Allocation in finance is the process where an individual or entity assigns portions of it portfolio across the major asset classes according to its appetite for risk, its investment goals and its relevant time horizons.
Since different asset classes have different general performance features, the allocation process can theoretically create quite nuanced and sophisticated portfolios by blending different assets at different proportions.
Allocation in Portfolio Theory
The most common process of asset allocation that takes place for individual portfolios is in the balance between equities and debt instruments.
When individuals are younger they have longer time horizons, higher investment goals and a greater appetite for risk. Therefore, most investment portfolios designed for young individuals tend to favor equities over debt instruments in their allocation to suit their investment needs.
By contrast, as investors age they have lower investment goals, shorter time horizons and less appetite for risk. This means that individual portfolio allocations tend to slowly shift from equities to debt instruments as the individual advances in years.

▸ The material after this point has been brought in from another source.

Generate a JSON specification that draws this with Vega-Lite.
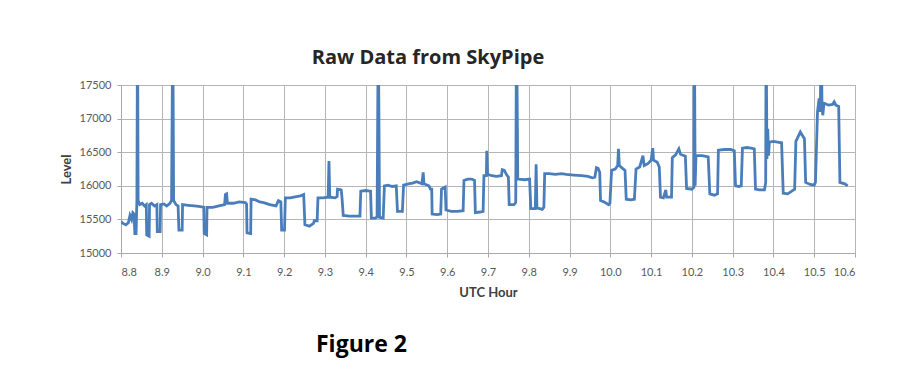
{
  "$schema": "https://vega.github.io/schema/vega-lite/v6.json",
  "background": "white",
  "padding": {"left": 59, "top": 47, "right": 40, "bottom": 5},
  "title": {"text": "Figure 2", "orient": "bottom", "anchor": "start", "frame": "group", "dx": 195, "offset": 34, "font": "Open Sans", "fontSize": 23, "fontWeight": "bold", "color": "#000000"},
  "vconcat": [
    {
      "width": 734,
      "height": 168,
      "title": {"text": "Raw Data from SkyPipe", "anchor": "middle", "dx": -60, "offset": 11, "font": "Open Sans", "fontSize": 20, "fontWeight": "bold", "color": "#262626"},
      "data": {"values": [
        {"hour": 8.800, "level": 15470}, {"hour": 8.805, "level": 15440}, {"hour": 8.812, "level": 15420}, {"hour": 8.818, "level": 15450},
        {"hour": 8.822, "level": 15560}, {"hour": 8.826, "level": 15500}, {"hour": 8.829, "level": 15600}, {"hour": 8.832, "level": 15580},
        {"hour": 8.834, "level": 15290}, {"hour": 8.837, "level": 15290}, {"hour": 8.839, "level": 15800}, {"hour": 8.8405, "level": 18500},
        {"hour": 8.842, "level": 15780}, {"hour": 8.846, "level": 15720}, {"hour": 8.852, "level": 15740}, {"hour": 8.858, "level": 15700},
        {"hour": 8.862, "level": 15720}, {"hour": 8.863, "level": 15270}, {"hour": 8.869, "level": 15250}, {"hour": 8.870, "level": 15720},
        {"hour": 8.875, "level": 15740}, {"hour": 8.882, "level": 15700}, {"hour": 8.888, "level": 15720}, {"hour": 8.889, "level": 15320},
        {"hour": 8.896, "level": 15320}, {"hour": 8.897, "level": 15720}, {"hour": 8.905, "level": 15730}, {"hour": 8.912, "level": 15700},
        {"hour": 8.920, "level": 15740}, {"hour": 8.924, "level": 15780}, {"hour": 8.927, "level": 18500}, {"hour": 8.929, "level": 15780},
        {"hour": 8.935, "level": 15720}, {"hour": 8.940, "level": 15700}, {"hour": 8.942, "level": 15340}, {"hour": 8.950, "level": 15340},
        {"hour": 8.951, "level": 15720}, {"hour": 8.965, "level": 15710}, {"hour": 8.980, "level": 15700}, {"hour": 8.995, "level": 15690},
        {"hour": 9.003, "level": 15680}, {"hour": 9.004, "level": 15290}, {"hour": 9.010, "level": 15270}, {"hour": 9.011, "level": 15680},
        {"hour": 9.025, "level": 15680}, {"hour": 9.040, "level": 15700}, {"hour": 9.054, "level": 15720}, {"hour": 9.056, "level": 15870},
        {"hour": 9.059, "level": 15880}, {"hour": 9.061, "level": 15740}, {"hour": 9.075, "level": 15740}, {"hour": 9.090, "level": 15760},
        {"hour": 9.105, "level": 15750}, {"hour": 9.108, "level": 15730}, {"hour": 9.109, "level": 15300}, {"hour": 9.118, "level": 15290},
        {"hour": 9.119, "level": 15800}, {"hour": 9.130, "level": 15790}, {"hour": 9.140, "level": 15760}, {"hour": 9.150, "level": 15750},
        {"hour": 9.165, "level": 15720}, {"hour": 9.180, "level": 15700}, {"hour": 9.186, "level": 15780}, {"hour": 9.192, "level": 15760},
        {"hour": 9.194, "level": 15340}, {"hour": 9.201, "level": 15340}, {"hour": 9.203, "level": 15820}, {"hour": 9.215, "level": 15820},
        {"hour": 9.230, "level": 15840}, {"hour": 9.240, "level": 15850}, {"hour": 9.248, "level": 15870}, {"hour": 9.251, "level": 15420},
        {"hour": 9.262, "level": 15400}, {"hour": 9.272, "level": 15440}, {"hour": 9.274, "level": 15480}, {"hour": 9.281, "level": 15480},
        {"hour": 9.283, "level": 15820}, {"hour": 9.295, "level": 15820}, {"hour": 9.308, "level": 15830}, {"hour": 9.310, "level": 16370},
        {"hour": 9.312, "level": 15830}, {"hour": 9.325, "level": 15820}, {"hour": 9.330, "level": 15840}, {"hour": 9.331, "level": 15950},
        {"hour": 9.340, "level": 15940}, {"hour": 9.342, "level": 15820}, {"hour": 9.345, "level": 15560}, {"hour": 9.360, "level": 15550},
        {"hour": 9.375, "level": 15550}, {"hour": 9.386, "level": 15550}, {"hour": 9.388, "level": 15920}, {"hour": 9.400, "level": 15930},
        {"hour": 9.412, "level": 15920}, {"hour": 9.414, "level": 15520}, {"hour": 9.424, "level": 15520}, {"hour": 9.428, "level": 15540},
        {"hour": 9.431, "level": 18500}, {"hour": 9.434, "level": 15530}, {"hour": 9.443, "level": 15520}, {"hour": 9.446, "level": 16000},
        {"hour": 9.455, "level": 16010}, {"hour": 9.465, "level": 15990}, {"hour": 9.475, "level": 16000}, {"hour": 9.478, "level": 15620},
        {"hour": 9.490, "level": 15620}, {"hour": 9.493, "level": 16010}, {"hour": 9.505, "level": 16030}, {"hour": 9.515, "level": 16040},
        {"hour": 9.525, "level": 16060}, {"hour": 9.538, "level": 16030}, {"hour": 9.541, "level": 16200}, {"hour": 9.543, "level": 16030},
        {"hour": 9.555, "level": 16000}, {"hour": 9.559, "level": 15950}, {"hour": 9.562, "level": 15950}, {"hour": 9.563, "level": 15580},
        {"hour": 9.575, "level": 15570}, {"hour": 9.584, "level": 15580}, {"hour": 9.586, "level": 15950}, {"hour": 9.595, "level": 15980},
        {"hour": 9.597, "level": 15640}, {"hour": 9.610, "level": 15620}, {"hour": 9.625, "level": 15620}, {"hour": 9.639, "level": 15630},
        {"hour": 9.641, "level": 16080}, {"hour": 9.650, "level": 16100}, {"hour": 9.660, "level": 16100}, {"hour": 9.667, "level": 16080},
        {"hour": 9.669, "level": 15600}, {"hour": 9.680, "level": 15610}, {"hour": 9.688, "level": 15620}, {"hour": 9.690, "level": 16150},
        {"hour": 9.696, "level": 16150}, {"hour": 9.697, "level": 16520}, {"hour": 9.699, "level": 16170}, {"hour": 9.710, "level": 16150},
        {"hour": 9.720, "level": 16140}, {"hour": 9.733, "level": 16150}, {"hour": 9.735, "level": 16240}, {"hour": 9.740, "level": 16230},
        {"hour": 9.746, "level": 16160}, {"hour": 9.750, "level": 16130}, {"hour": 9.752, "level": 15720}, {"hour": 9.764, "level": 15720},
        {"hour": 9.768, "level": 15750}, {"hour": 9.770, "level": 18500}, {"hour": 9.773, "level": 16100}, {"hour": 9.790, "level": 16090},
        {"hour": 9.802, "level": 16100}, {"hour": 9.805, "level": 15660}, {"hour": 9.816, "level": 15660}, {"hour": 9.818, "level": 16320},
        {"hour": 9.820, "level": 15670}, {"hour": 9.833, "level": 15650}, {"hour": 9.837, "level": 15680}, {"hour": 9.839, "level": 16180},
        {"hour": 9.850, "level": 16180}, {"hour": 9.865, "level": 16170}, {"hour": 9.880, "level": 16180}, {"hour": 9.892, "level": 16170},
        {"hour": 9.910, "level": 16160}, {"hour": 9.930, "level": 16150}, {"hour": 9.945, "level": 16140}, {"hour": 9.956, "level": 16120},
        {"hour": 9.962, "level": 16130}, {"hour": 9.966, "level": 16270}, {"hour": 9.970, "level": 16260}, {"hour": 9.974, "level": 16200},
        {"hour": 9.976, "level": 15780}, {"hour": 9.985, "level": 15760}, {"hour": 9.996, "level": 15720}, {"hour": 9.999, "level": 15740},
        {"hour": 10.003, "level": 16230}, {"hour": 10.012, "level": 16250}, {"hour": 10.018, "level": 16300}, {"hour": 10.020, "level": 16550},
        {"hour": 10.022, "level": 16300}, {"hour": 10.030, "level": 16260}, {"hour": 10.036, "level": 16230}, {"hour": 10.039, "level": 15800},
        {"hour": 10.050, "level": 15790}, {"hour": 10.059, "level": 15800}, {"hour": 10.063, "level": 16250}, {"hour": 10.072, "level": 16280},
        {"hour": 10.080, "level": 16450}, {"hour": 10.083, "level": 16300}, {"hour": 10.092, "level": 16330}, {"hour": 10.100, "level": 16380},
        {"hour": 10.104, "level": 16560}, {"hour": 10.106, "level": 16380}, {"hour": 10.115, "level": 16350}, {"hour": 10.120, "level": 16280},
        {"hour": 10.123, "level": 15830}, {"hour": 10.130, "level": 15820}, {"hour": 10.136, "level": 15940}, {"hour": 10.138, "level": 15830},
        {"hour": 10.150, "level": 15830}, {"hour": 10.152, "level": 16420}, {"hour": 10.160, "level": 16460}, {"hour": 10.168, "level": 16550},
        {"hour": 10.172, "level": 16470}, {"hour": 10.184, "level": 16440}, {"hour": 10.187, "level": 15960}, {"hour": 10.200, "level": 15950},
        {"hour": 10.205, "level": 15980}, {"hour": 10.206, "level": 18500}, {"hour": 10.208, "level": 16000}, {"hour": 10.210, "level": 16450},
        {"hour": 10.225, "level": 16450}, {"hour": 10.240, "level": 16430}, {"hour": 10.244, "level": 15880}, {"hour": 10.255, "level": 15860},
        {"hour": 10.263, "level": 15880}, {"hour": 10.265, "level": 16530}, {"hour": 10.280, "level": 16540}, {"hour": 10.295, "level": 16540},
        {"hour": 10.304, "level": 16520}, {"hour": 10.307, "level": 16000}, {"hour": 10.315, "level": 15990}, {"hour": 10.321, "level": 16000},
        {"hour": 10.324, "level": 16560}, {"hour": 10.335, "level": 16570}, {"hour": 10.345, "level": 16560}, {"hour": 10.353, "level": 16550},
        {"hour": 10.356, "level": 15950}, {"hour": 10.365, "level": 15940}, {"hour": 10.378, "level": 15940}, {"hour": 10.381, "level": 16050},
        {"hour": 10.382, "level": 18500}, {"hour": 10.384, "level": 16400}, {"hour": 10.386, "level": 16850}, {"hour": 10.388, "level": 16450},
        {"hour": 10.390, "level": 16650}, {"hour": 10.400, "level": 16660}, {"hour": 10.410, "level": 16650}, {"hour": 10.420, "level": 16640},
        {"hour": 10.424, "level": 15890}, {"hour": 10.435, "level": 15880}, {"hour": 10.445, "level": 15920}, {"hour": 10.452, "level": 15950},
        {"hour": 10.455, "level": 16660}, {"hour": 10.462, "level": 16750}, {"hour": 10.466, "level": 16800}, {"hour": 10.470, "level": 16760},
        {"hour": 10.476, "level": 16700}, {"hour": 10.479, "level": 16050}, {"hour": 10.490, "level": 16020}, {"hour": 10.500, "level": 16010},
        {"hour": 10.503, "level": 16050}, {"hour": 10.508, "level": 17100}, {"hour": 10.512, "level": 17300}, {"hour": 10.515, "level": 17100},
        {"hour": 10.517, "level": 18500}, {"hour": 10.519, "level": 17200}, {"hour": 10.521, "level": 17050}, {"hour": 10.524, "level": 17230},
        {"hour": 10.535, "level": 17200}, {"hour": 10.545, "level": 17210}, {"hour": 10.549, "level": 17250}, {"hour": 10.553, "level": 17200},
        {"hour": 10.560, "level": 17180}, {"hour": 10.563, "level": 16050}, {"hour": 10.575, "level": 16030}, {"hour": 10.582, "level": 16000}
      ]},
      "mark": {"type": "line", "color": "#4A7EBB", "strokeWidth": 2.8, "clip": true},
      "encoding": {
        "x": {"field": "hour", "type": "quantitative", "scale": {"domain": [8.8, 10.6], "nice": false, "zero": false},
          "axis": {"title": "UTC Hour", "format": ".1f", "values": [8.8, 8.9, 9.0, 9.1, 9.2, 9.3, 9.4, 9.5, 9.6, 9.7, 9.8, 9.9, 10.0, 10.1, 10.2, 10.3, 10.4, 10.5, 10.6], "labelPadding": 9, "titlePadding": 9}},
        "y": {"field": "level", "type": "quantitative", "scale": {"domain": [15000, 17500], "nice": false, "zero": false},
          "axis": {"title": "Level", "format": "d", "values": [15000, 15500, 16000, 16500, 17000, 17500], "labelPadding": 6, "titlePadding": 6}}
      }
    }
  ],
  "config": {
    "view": {"stroke": "#b5b5b5"},
    "axis": {"gridColor": "#b5b5b5", "domainColor": "#a8a8a8", "tickColor": "#a8a8a8", "tickSize": 4, "labelColor": "#595959", "labelFont": "Lato", "labelFontSize": 11, "titleFont": "Lato", "titleFontSize": 13, "titleFontWeight": "bold", "titleColor": "#404040"}
  }
}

Other Common Allocation Concepts
While portfolio allocation is a wide and varied field, and more than a little contentious, there are a few other major features of modern portfolio theory that stand out from the rest.
Commodities are often added to a portfolio when the investor is willing to take on a higher degree of risk and to add assets that can be less cyclical or counter-cyclical than equities and debt instruments tend to be respectively.
Even a small allocation of a traditional portfolio’s capital to commodities can lead to a significant change in its overall performance.
Hedge fund allocations tend to play the same role as commodity allocations, as a greater source of risk and acyclical returns.
Gold has traditionally been used as a hedge against both risk and inflation in portfolios, though its use in allocation has declined recently from historical levels.
Cryptocurrencies are a growing source of asset allocation, often used to add a greater element of risk in the portfolios of young investors. Due to the enormous potential gains from cryptocurrency assets, even a small allocation in a portfolio can significantly increase overall returns.
Trading and Allocation
While day traders are not in the habit of building complex portfolios of long term investments, understanding asset allocation is essential to understanding the big picture ebbs and flows of asset value across all time periods.
By understanding how individual and institutional portfolios are built using asset allocation, day traders can predict the general shifts in asset value that take place as global risk appetites and the overall business cycles transition with time.
Modern portfolio theory and its influence on allocation beliefs will continue to drive the vast majority of investment decisions for the foreseeable future, so it is essential that day traders understand the general principles of portfolio theory that drive asset allocation decisions.
Asset allocation decisions are dominated by modern portfolio theory, and the overall directions of asset values will continue to be largely determined by how portfolios are adjusted according to risk perceptions and other major market forces.
Therefore, it is essential that day traders understand the basic principles of asset allocation in modern portfolio theory.